Q: Most expensive one?
A: Don't ask how much it is but it's the legendary 1989 shirt in the 0-2 win over Liverpool at Anfield. It even has a number '2' printed at the back.

Q: Most precious Arsenal piece of memorabilia?
A: A framed team-autoraphed 2005-2006 Arsenal home redcurrant shirt. Certificate signed off by Arsenal's Managing Director, Keith Edelman, bearing the serial number 00003997.

Q: Will you ever switch clubs?
A: Even if you torture me twice over with 10 dentists, I'll never even consider it.

Q: What if we throw in Elizabeth Hurley & Catherine Zeta-Jones in nurses' outfits?
A: Hmmm...

Q: Is it football or soccer?
A: It's never soccer! It's always football. Get it right!

Q: How can you identify a hardcore football fan?
A: You know you're a hardcore football fan when you mess with your 7-month old niece's hair, trying to make her look like some footballer.

Too bad I didn't have gel... You reckon she'll kill me when she sees this?

Any other questions?

7 farts:

GunnerXIII said...

Now I know more about you dude!

The Professor said...

1. Is your Adam's apple real? I mean, r u a real man or just a person who resembles a man?

2. Y choose Arsenal? My friends and I call it the 'tua pao' (hokkien for cannon) club - full of hot air and lack of substance.

3. Y don't u employ a butler to iron your papers for u?

These r the 3 most pressing profound questions I have for u while I'm in funky mode.

Anonymous said...

1. R u HARD GAY's evil twin?

2. Y clarah is so cuteeeee yet u r totally the opposite...

3. Y do men (or rather only u) always like women in nurses' outfit?

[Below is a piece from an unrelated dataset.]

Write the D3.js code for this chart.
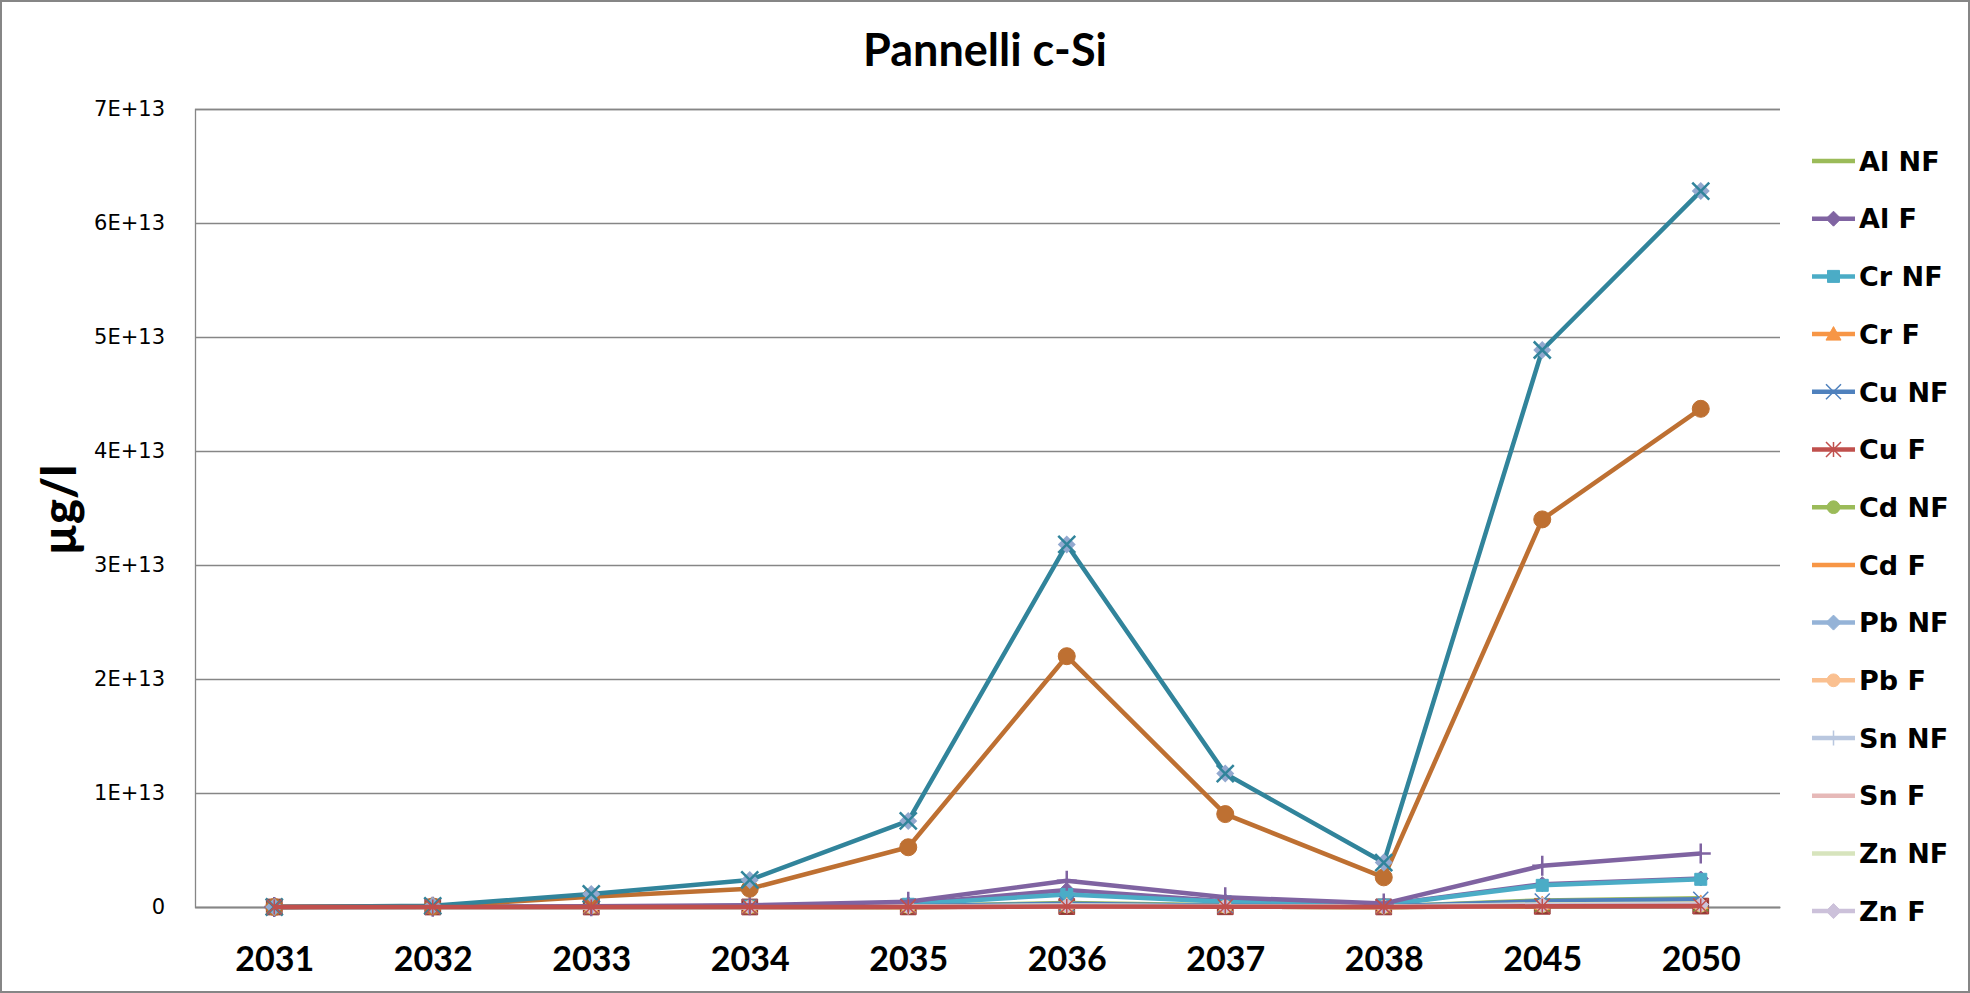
<!DOCTYPE html>
<html>
<head>
<meta charset="utf-8">
<script src="https://cdn.jsdelivr.net/npm/d3@7"></script>
<style>
  html, body { margin: 0; padding: 0; background: #fff; }
  svg { display: block; }
</style>
</head>
<body>
<svg id="chart" width="1970" height="993"></svg>
<script>
// ---------------- DATA ----------------
const title = "Pannelli c-Si";
const yAxisTitle = "µg/l";
const years = ["2031", "2032", "2033", "2034", "2035", "2036", "2037", "2038", "2045", "2050"];
const yTicks = [0, 1e13, 2e13, 3e13, 4e13, 5e13, 6e13, 7e13];
const yTickLabels = ["0", "1E+13", "2E+13", "3E+13", "4E+13", "5E+13", "6E+13", "7E+13"];

// series shown in the legend
const alNF = [0, 5e9, 1e10, 3e10, 8e10, 3.5e11, 1.5e11, 5e10, 5.8e11, 7.6e11];
const alF  = [0, 1e10, 3e10, 8e10, 2.6e11, 1.5e12, 5e11, 2e11, 2.0e12, 2.5e12];
const crNF = [0, 1e10, 3e10, 8e10, 2.4e11, 1.1e12, 4.6e11, 1.7e11, 1.9e12, 2.43e12];
const crF  = [0, 3e9, 6e9, 1.5e10, 4e10, 1.8e11, 7e10, 2.5e10, 3e11, 4e11];
const cuNF = [0, 5e9, 1e10, 2.5e10, 7e10, 2.8e11, 1.2e11, 4e10, 5.2e11, 6.8e11];
const cuF  = [0, 1e9, 2e9, 5e9, 1e10, 4e10, 2e10, 1e10, 6e10, 8e10];
const cdNF = [0, 1e9, 2e9, 4e9, 1e10, 5e10, 2e10, 8e9, 8e10, 1e11];
const cdF  = [0, 1e9, 2e9, 4e9, 1e10, 5e10, 2e10, 8e9, 8e10, 1e11];
const pbNF = [0, 2e9, 4e9, 8e9, 2e10, 9e10, 4e10, 1.5e10, 1.5e11, 2e11];
const pbF  = [0, 1e9, 3e9, 6e9, 1.5e10, 7e10, 3e10, 1e10, 1.2e11, 1.5e11];
const snNF = [0, 2e9, 5e9, 1e10, 2.5e10, 1.2e11, 5e10, 2e10, 2e11, 2.5e11];
const snF  = [0, 1e9, 3e9, 6e9, 1.5e10, 7e10, 3e10, 1e10, 1.2e11, 1.5e11];
const znNF = [0, 2e9, 5e9, 1e10, 3e10, 1.4e11, 6e10, 2e10, 2.3e11, 3e11];
const znF  = [0, 1e9, 3e9, 7e9, 2e10, 1e11, 4e10, 1.5e10, 1.6e11, 2.1e11];

// further series plotted but not listed in the (truncated) legend
const extraA = [0, 1.0e11, 1.15e12, 2.37e12, 7.55e12, 3.18e13, 1.17e13, 3.9e12, 4.886e13, 6.28e13];
const extraB = [0, 5e10, 9e11, 1.6e12, 5.24e12, 2.20e13, 8.15e12, 2.6e12, 3.40e13, 4.37e13];
const extraC = [0, 2e10, 6e10, 1.5e11, 4.6e11, 2.3e12, 8.5e11, 3e11, 3.62e12, 4.7e12];
const extraD = [0, 1e9, 2e9, 4e9, 1e10, 4e10, 2e10, 8e9, 6e10, 8e10];
const extraE = [0, 2e9, 4e9, 8e9, 2e10, 8e10, 3e10, 1e10, 1.2e11, 1.6e11];

const legendNames = ["Al NF", "Al F", "Cr NF", "Cr F", "Cu NF", "Cu F", "Cd NF", "Cd F",
                     "Pb NF", "Pb F", "Sn NF", "Sn F", "Zn NF", "Zn F"];

// ---------------- STYLES ----------------
const styles = {
  "Al NF": { color: "#9BBB59", marker: "none" },
  "Al F":  { color: "#8064A2", marker: "diamond" },
  "Cr NF": { color: "#4BACC6", marker: "square" },
  "Cr F":  { color: "#F79646", marker: "triangle" },
  "Cu NF": { color: "#4F81BD", marker: "x" },
  "Cu F":  { color: "#C0504D", marker: "star" },
  "Cd NF": { color: "#9BBB59", marker: "circle" },
  "Cd F":  { color: "#F79646", marker: "none" },
  "Pb NF": { color: "#95B3D7", marker: "diamond" },
  "Pb F":  { color: "#FAC090", marker: "circle" },
  "Sn NF": { color: "#B9C7DF", marker: "plus" },
  "Sn F":  { color: "#E6B9B8", marker: "none" },
  "Zn NF": { color: "#D7E4BD", marker: "none" },
  "Zn F":  { color: "#CCC1DA", marker: "diamond" },
  "extraA": { color: "#31849B", marker: "xdiamond" },
  "extraB": { color: "#BE7032", marker: "bigcircle" },
  "extraC": { color: "#7F63A1", marker: "plusbig" },
  "extraD": { color: "#953735", marker: "squarebig" },
  "extraE": { color: "#77933C", marker: "triangle" }
};

// drawing order (later on top)
const drawOrder = [
  ["extraD", extraD], ["extraE", extraE],
  ["Al NF", alNF], ["Al F", alF], ["Cr NF", crNF], ["Cr F", crF], ["Cu NF", cuNF],
  ["Cd NF", cdNF], ["Cd F", cdF], ["Pb NF", pbNF], ["Pb F", pbF], ["Sn NF", snNF],
  ["Sn F", snF], ["Zn NF", znNF], ["Zn F", znF],
  ["extraC", extraC], ["extraB", extraB], ["extraA", extraA], ["Cu F", cuF]
];

// ---------------- LAYOUT ----------------
const W = 1970, H = 993;
const plot = { left: 195, right: 1780, top: 109, bottom: 907 };
const MS = 15; // marker size

const svg = d3.select("#chart");
svg.append("rect").attr("x", 1).attr("y", 1).attr("width", W - 2).attr("height", H - 2)
  .attr("fill", "#fff").attr("stroke", "#868686").attr("stroke-width", 2);

const x = d3.scalePoint().domain(years).range([plot.left, plot.right]).padding(0.5);
const y = d3.scaleLinear().domain([0, 7e13]).range([plot.bottom, plot.top]);

// gridlines + y axis
const yAxis = d3.axisLeft(y).tickValues(yTicks)
  .tickFormat((d, i) => yTickLabels[i]).tickSize(-(plot.right - plot.left)).tickPadding(30);
const gy = svg.append("g").attr("transform", `translate(${plot.left},0)`).call(yAxis);
gy.selectAll(".tick line").attr("stroke", "#868686").attr("stroke-width", 1.3);
gy.select(".domain").attr("stroke", "#868686").attr("stroke-width", 1.3);
gy.selectAll(".tick text").attr("font-family", "DejaVu Sans").attr("font-size", 21)
  .attr("fill", "#000");

// x axis
const xAxis = d3.axisBottom(x).tickSize(0).tickPadding(40);
const gx = svg.append("g").attr("transform", `translate(0,${plot.bottom})`).call(xAxis);
gx.select(".domain").attr("stroke", "#868686").attr("stroke-width", 1.3);
gx.selectAll(".tick text").attr("font-family", "Lato").attr("font-weight", "bold")
  .attr("font-size", 34).attr("fill", "#000");

// title
svg.append("text").attr("x", 985).attr("y", 66).attr("text-anchor", "middle")
  .attr("font-family", "Lato").attr("font-weight", "bold").attr("font-size", 45)
  .attr("fill", "#000").text(title);

// y-axis title
svg.append("text").attr("transform", "translate(76,510) rotate(-90)")
  .attr("text-anchor", "middle").attr("font-family", "Lato").attr("font-weight", "900")
  .attr("font-size", 47).attr("fill", "#000").text(yAxisTitle);

// ---------------- MARKERS ----------------
function drawMarker(g, type, color, cx, cy, s) {
  const h = s / 2;
  const t = `translate(${cx},${cy})`;
  if (type === "none") return;
  if (type === "diamond") {
    g.append("path").attr("transform", t).attr("d", `M0,${-h}L${h},0L0,${h}L${-h},0Z`)
      .attr("fill", color).attr("stroke", color);
  } else if (type === "square" || type === "squarebig") {
    const hh = type === "squarebig" ? h * 1.05 : h * 0.8;
    g.append("path").attr("transform", t).attr("d", `M${-hh},${-hh}H${hh}V${hh}H${-hh}Z`)
      .attr("fill", color).attr("stroke", color);
  } else if (type === "triangle") {
    g.append("path").attr("transform", t).attr("d", `M0,${-h}L${h},${h * 0.8}L${-h},${h * 0.8}Z`)
      .attr("fill", color).attr("stroke", color);
  } else if (type === "circle" || type === "bigcircle") {
    const r = type === "bigcircle" ? 8.5 : h * 0.85;
    g.append("circle").attr("cx", cx).attr("cy", cy).attr("r", r)
      .attr("fill", color).attr("stroke", color);
  } else if (type === "x") {
    g.append("path").attr("transform", t)
      .attr("d", `M${-h},${-h}L${h},${h}M${-h},${h}L${h},${-h}`)
      .attr("stroke", color).attr("stroke-width", 1.5).attr("fill", "none");
  } else if (type === "star") {
    g.append("path").attr("transform", t)
      .attr("d", `M${-h},${-h}L${h},${h}M${-h},${h}L${h},${-h}M0,${-h}V${h}`)
      .attr("stroke", color).attr("stroke-width", 1.5).attr("fill", "none");
  } else if (type === "plus" || type === "plusbig") {
    const hh = type === "plusbig" ? 10 : h;
    g.append("path").attr("transform", t)
      .attr("d", `M${-hh},0H${hh}M0,${-hh}V${hh}`)
      .attr("stroke", color).attr("stroke-width", type === "plusbig" ? 2.5 : 1.5).attr("fill", "none");
  } else if (type === "xdiamond") {
    g.append("path").attr("transform", t).attr("d", `M0,-9L9,0L0,9L-9,0Z`)
      .attr("fill", "#93A9CF").attr("stroke", "none");
    g.append("path").attr("transform", t)
      .attr("d", `M-8.5,-8.5L8.5,8.5M-8.5,8.5L8.5,-8.5`)
      .attr("stroke", color).attr("stroke-width", 2.5).attr("fill", "none");
  }
}

// ---------------- SERIES ----------------
const line = d3.line().x((d, i) => x(years[i])).y(d => y(d));
const seriesG = svg.append("g");
drawOrder.forEach(([name, vals]) => {
  const st = styles[name];
  const g = seriesG.append("g");
  g.append("path").attr("d", line(vals)).attr("fill", "none")
    .attr("stroke", st.color).attr("stroke-width", 4.5).attr("stroke-linejoin", "round");
  vals.forEach((v, i) => drawMarker(g, st.marker, st.color, x(years[i]), y(v), MS));
});

// ---------------- LEGEND ----------------
const lg = svg.append("g");
legendNames.forEach((name, i) => {
  const st = styles[name];
  const cy = 161 + i * 57.7;
  lg.append("line").attr("x1", 1812).attr("x2", 1855).attr("y1", cy).attr("y2", cy)
    .attr("stroke", st.color).attr("stroke-width", 4.5);
  drawMarker(lg, st.marker, st.color, 1833.5, cy, MS);
  lg.append("text").attr("x", 1859).attr("y", cy).attr("dy", "0.36em")
    .attr("font-family", "DejaVu Sans").attr("font-weight", "bold").attr("font-size", 27)
    .attr("fill", "#000").text(name);
});
</script>
</body>
</html>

4. How come u got so much time to blog everyday?

skye ak said...

To: professor and anonymous, can i ask you something?!....wat f#c*! its his blog he shall do wat he wants with it!

sggooner said...

hi prof, if you are in a funky mode, i dun think i wanna answer things abt my adam's apple or my salty nuts...

hi anon,
1) nope. hard gay's the evil.
2) she took the family's good genes.
3) do you have a nurses's outfit in mrs blog's size?
4) good time management?

hi skye ak, big of you to stand up for me. very touched. i suppose you are a gunner too eh?

Anonymous said...

cool! gotto know u betta after dis post. anyway, u still rock!!!!

Ah Hock said...

Glory, glory Man Utd
Glory, glory Man Utd
Glory, glory Man Utd
And the Reds go marching on, on, on!!!